There are several other notable buildings in the village. The former Wesleyan chapel on Mill Lee Road was built in 1817 and now serves as the offices for Bradfield Parish Council. Just across the road is another former Wesleyan chapel which was built in 1899 to replace its counterpart. It closed in 1993 and was sold for residential use. Also on Mill Lee Road are the former water board filter houses which filtered water from the Agden, Dale Dike and Strines reservoirs in Bradfield Dale. The filter houses were built in 1913 and extended in 1953 before being closed in 1995 when a new water treatment works was opened in the Loxley Valley. The buildings are currently being converted for residential use with an expected completion date of winter 2024. The Bradfield village hall, situated on the Memorial Field was completely rebuilt recently and re-opened in 2006.

There is just one public house in the village, the Plough. There was a second pub called the Cross Inn which was situated at the foot of Woodfall Lane but this closed in the late 1970s and is now a private house. Just across the road is the village shop which is also the local post office. The former Low Bradfield School is now a private residence which was built in 1867 to replace a school that was washed away in the flood of 1864 in a different part of the village. The school closed in 1985 with its pupils being transferred to nearby Dungworth School.

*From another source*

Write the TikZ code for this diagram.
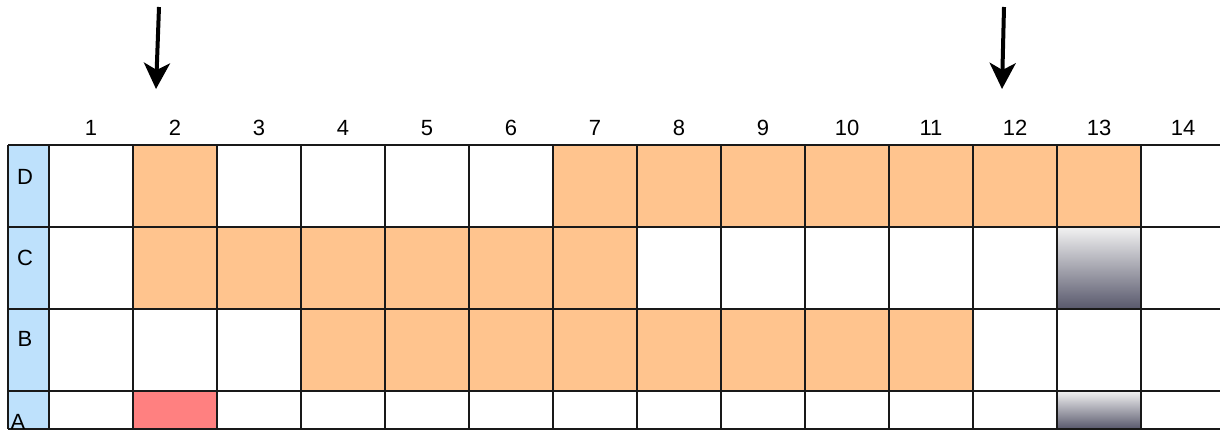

The Peak District Boundary Walk runs through the village.

===Bradfield Dale===

The area to the west of the village is a rural area known as Bradfield Dale which contains the three reservoirs of Agden, Dale Dike and Strines which were constructed in the 1860s. The many construction workers who came into the dale prompted the Haychatter Farm to open a public house on its premises known as the Reservoir Inn and then the Haychatter, which remained open until 2003. The dale contains Sugworth Hall which dates from at least the 16th century, although the building has been much changed since then. Eminent families who have lived there include the Hooles and the Boots. Charles Boot built a folly tower overlooking Strines Reservoir in 1927 known as Boot's Folly; it is a prominent landmark for miles around. Another ancient residence in the dale is Hallfield House which dates from the Elizabethan era and was the seat of the Greaveses, a very old Hallamshire family. The dale also includes the Strines Inn public house.